Ne sono fiero, ma non è sufficiente. Mi piacerebbe che qualcuno si scoprisse davvero germanofilo, tanto da rendersi conto che Brahms adorava Cherubini e che Wagner si inginocchiava davanti Spontini. E Mozart poi…

Mozart?

Da ragazzo viaggiò per studio in Italia per ascoltare e farsi udire dai nostri grandi: a Verona, Milano, Torino, Bologna. Finché scrisse al padre: non vedo l’ora di arrivare a Napoli perché sia riconosciuto il mio talento da quella grande scuola. Vale più un’esecuzione a Napoli che duecento in Germania. E aggiunse un post scriptum: ma pagano poco.

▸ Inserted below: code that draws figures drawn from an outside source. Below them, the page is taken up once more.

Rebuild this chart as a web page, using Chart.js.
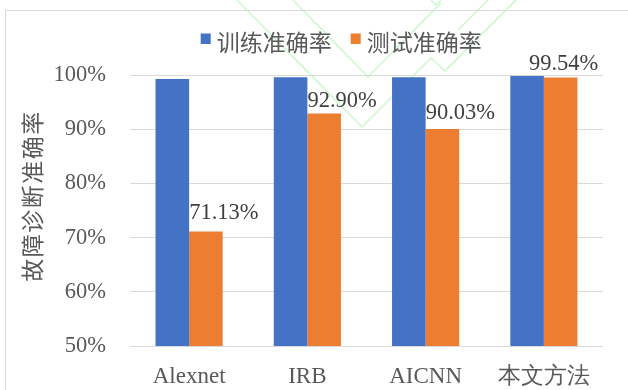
<!DOCTYPE html>
<html>
<head>
<meta charset="utf-8">
<script src="https://cdn.jsdelivr.net/npm/chart.js@4/dist/chart.umd.min.js"></script>
<style>
  html, body { margin: 0; padding: 0; background: #fff; overflow: hidden; }
  #wrap { position: absolute; left: 0; top: 0; width: 628px; height: 390px; }
</style>
</head>
<body>
<div id="wrap"><canvas id="accChart" width="628" height="390"></canvas></div>
<script>
const methods = ["Alexnet", "IRB", "AICNN", "本文方法"];
const trainAcc = [99.26, 99.6, 99.6, 99.8];
const testAcc = [71.13, 92.90, 90.03, 99.54];
const seriesNames = ["训练准确率", "测试准确率"];
const axisTitle = "故障诊断准确率";

// where each test label sits relative to its bar (left edge / top)
const labelShiftX = [0, 0, 0, -15];
const labelLift = [12, 6, 10, 7.5];

const serif = "'Liberation Serif', 'Times New Roman', serif";
const cjk = "'Noto Sans CJK SC', sans-serif";
const gray = "#595959";

// faint green stroke pattern in the background plus the outer frame
const backdrop = {
  id: "backdrop",
  beforeDraw(chart) {
    const ctx = chart.ctx;
    ctx.save();
    ctx.fillStyle = "#fff";
    ctx.fillRect(0, 0, chart.width, chart.height);
    ctx.strokeStyle = "rgba(160, 240, 160, 0.55)";
    ctx.lineWidth = 1.5;
    const paths = [
      [[237, 0], [362, 127], [431, 58], [445, 71], [516, 0]],
      [[293, 0], [368, 77], [441, 3]],
      [[431, 0], [436, 5], [441, 0]],
      [[458, 30], [488, 0]]
    ];
    for (const p of paths) {
      ctx.beginPath();
      ctx.moveTo(p[0][0], p[0][1]);
      for (const pt of p.slice(1)) ctx.lineTo(pt[0], pt[1]);
      ctx.stroke();
    }
    ctx.strokeStyle = "#d9d9d9";
    ctx.lineWidth = 1;
    ctx.strokeRect(5.5, 10.5, 700, 500);
    ctx.restore();
  }
};

const valueLabels = {
  id: "valueLabels",
  afterDatasetsDraw(chart) {
    const ctx = chart.ctx;
    const meta = chart.getDatasetMeta(1);
    ctx.save();
    ctx.font = "22.5px " + serif;
    ctx.fillStyle = "#404040";
    ctx.textAlign = "left";
    ctx.textBaseline = "alphabetic";
    meta.data.forEach((bar, i) => {
      const x = bar.x - bar.width / 2 + labelShiftX[i];
      ctx.fillText(testAcc[i].toFixed(2) + "%", x, bar.y - labelLift[i]);
    });
    ctx.restore();
  }
};

const legendAndTitle = {
  id: "legendAndTitle",
  afterDraw(chart) {
    const ctx = chart.ctx;
    ctx.save();
    ctx.font = "23px " + cjk;
    ctx.textBaseline = "middle";
    ctx.textAlign = "left";
    let x = 200.7;
    chart.data.datasets.forEach((ds, i) => {
      ctx.fillStyle = ds.backgroundColor;
      ctx.fillRect(x, 33.5, 10, 10.5);
      x += 16;
      ctx.fillStyle = gray;
      ctx.fillText(ds.label, x, 42.5);
      x += ctx.measureText(ds.label).width + 19;
    });

    ctx.translate(32.5, 196);
    ctx.rotate(-Math.PI / 2);
    ctx.textAlign = "center";
    ctx.letterSpacing = "1.5px";
    ctx.fillText(axisTitle, 0, 0);
    ctx.restore();
  }
};

new Chart(document.getElementById("accChart"), {
  type: "bar",
  data: {
    labels: methods,
    datasets: [
      { label: seriesNames[0], data: trainAcc, backgroundColor: "#4472C4" },
      { label: seriesNames[1], data: testAcc, backgroundColor: "#ED7D31" }
    ]
  },
  options: {
    responsive: false,
    animation: false,
    devicePixelRatio: 1,
    layout: { padding: { top: 75, right: 25, left: 0, bottom: 0 } },
    datasets: { bar: { barPercentage: 1, categoryPercentage: 0.568 } },
    plugins: { legend: { display: false }, tooltip: { enabled: false } },
    scales: {
      x: {
        grid: { display: false },
        border: { display: false },
        ticks: { color: gray, font: { family: serif, size: 23 }, padding: 9 },
        afterFit: (s) => { s.height = 44; }
      },
      y: {
        min: 50,
        max: 100,
        grid: { color: "#d9d9d9", lineWidth: 1, drawTicks: false },
        border: { display: false },
        ticks: {
          stepSize: 10,
          color: gray,
          font: { family: serif, size: 22.5 },
          padding: 24,
          callback: (v) => v + "%"
        },
        afterFit: (s) => { s.width = 130; }
      }
    }
  },
  plugins: [backdrop, valueLabels, legendAndTitle]
});
</script>
</body>
</html>
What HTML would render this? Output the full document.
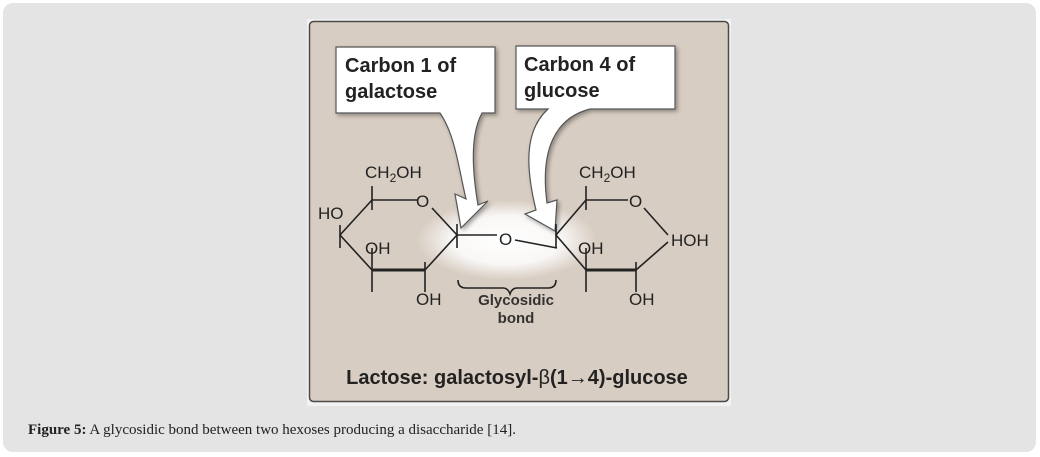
<!DOCTYPE html>
<html><head><style>
html,body{margin:0;padding:0;background:#fff;}
.wrap{position:absolute;left:3px;top:3px;width:1033px;height:449px;background:#e4e4e4;border-radius:10px;}
.cap{position:absolute;left:28px;top:422px;font-family:"Liberation Serif",serif;font-size:15px;color:#222;}
svg{position:absolute;left:0;top:0;}
</style></head><body>
<div class="wrap"></div>
<svg width="1040" height="457" viewBox="0 0 1040 457" font-family="Liberation Sans, sans-serif">
<defs>
<radialGradient id="glow" cx="0.5" cy="0.5" r="0.5">
<stop offset="0" stop-color="#fff" stop-opacity="1"/>
<stop offset="0.6" stop-color="#fff" stop-opacity="0.85"/>
<stop offset="1" stop-color="#fff" stop-opacity="0"/>
</radialGradient>
<filter id="sh" x="-10%" y="-10%" width="130%" height="130%"><feDropShadow dx="2" dy="2" stdDeviation="2" flood-color="#000" flood-opacity="0.35"/></filter>
</defs>
<rect x="307" y="19" width="424" height="387" fill="#f2f2f2"/>
<rect x="309.5" y="21.5" width="419" height="380" rx="4" fill="#d8cdc2" stroke="#4a4a4a" stroke-width="1.5"/>
<ellipse cx="507" cy="240" rx="90" ry="40" fill="url(#glow)"/>
<g filter="url(#sh)" fill="#fff" stroke="#555" stroke-width="1.2">
<path d="M336,47 H495 V113 H482 C470,135 472,170 478,205 L488,201 L461,228 L455,194 L466,199 C458,165 455,135 440,113 H336 Z"/>
<path d="M516,46 H675 V109 H590 C555,118 540,150 547,203 L557,200 L555,231 L525,214 L536,210 C525,165 525,130 548,109 H516 Z"/>
</g>
<g font-weight="bold" font-size="20" fill="#222">
<text x="345" y="72">Carbon 1 of</text>
<text x="345" y="98">galactose</text>
<text x="524" y="71">Carbon 4 of</text>
<text x="524" y="97">glucose</text>
</g>
<g stroke="#222" stroke-width="1.6" fill="none">
<path d="M372,200 H417 M432,208 L457,235 L425,270 M372,270 L340,235 L372,200"/>
<path d="M372,270 H425" stroke-width="3"/>
<path d="M372,186 V210 M340,225 V248 M372,262 V292 M425,262 V292 M457,224 V248 M372,248 V262"/>
<path d="M457,235 L497,235 M515,240 L557,248"/>
<path d="M586,200 H628 M644,208 L668,235 M668,242 L636,270 M586,270 L556,235 L586,200"/>
<path d="M586,270 H636" stroke-width="3"/>
<path d="M586,186 V210 M556,224 V248 M586,262 V292 M636,262 V292 M586,248 V262"/>
<path d="M458,280 q0,8 8,8 H503 q5,0 7,6 q2,-6 7,-6 H548 q8,0 8,-8"/>
</g>
<g font-size="17" fill="#222">
<text x="365" y="178">CH<tspan font-size="12" dy="4">2</tspan><tspan dy="-4">OH</tspan></text>
<text x="416" y="207">O</text>
<text x="318" y="219">HO</text>
<text x="365" y="254">OH</text>
<text x="416" y="305">OH</text>
<text x="499" y="245">O</text>
<text x="579" y="178">CH<tspan font-size="12" dy="4">2</tspan><tspan dy="-4">OH</tspan></text>
<text x="629" y="207">O</text>
<text x="671" y="246">HOH</text>
<text x="578" y="254">OH</text>
<text x="629" y="305">OH</text>
</g>
<g font-weight="bold" font-size="15" fill="#333" text-anchor="middle">
<text x="516" y="305">Glycosidic</text>
<text x="516" y="323">bond</text>
</g>
<text x="517" y="384" text-anchor="middle" font-weight="bold" font-size="20" fill="#222">Lactose: galactosyl-<tspan font-weight="normal">β</tspan>(1<tspan font-weight="normal">→</tspan>4)-glucose</text>
</svg>
<div class="cap"><b>Figure 5:</b> A glycosidic bond between two hexoses producing a disaccharide [14].</div>
</body></html>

Ai musicisti italiani conveniva lavorare a Vienna. Come fece il tanto spregiato Antonio Salieri, a cui lei invece ridiede l’onore perduto.

E così torniamo alla Scala. La sua opera Europa riconosciuta il 3 agosto 1778 inaugurò il Nuovo regio teatro di Santa Maria della Scala, suo nome originario. Quando dall’Arcimboldi – teatro dall’acustica perfetta – tornammo alla Scala, riproposi per la nuova inaugurazione questo titolo. Era il 7 dicembre del 2004. Punto e a capo, si ricominciava dall’origine. Quella sera donai la bacchetta con cui avevo diretto al sindaco di Milano, Gabriele Albertini, ad augurare un nuovo inizio radioso alla Scala, e a Milano.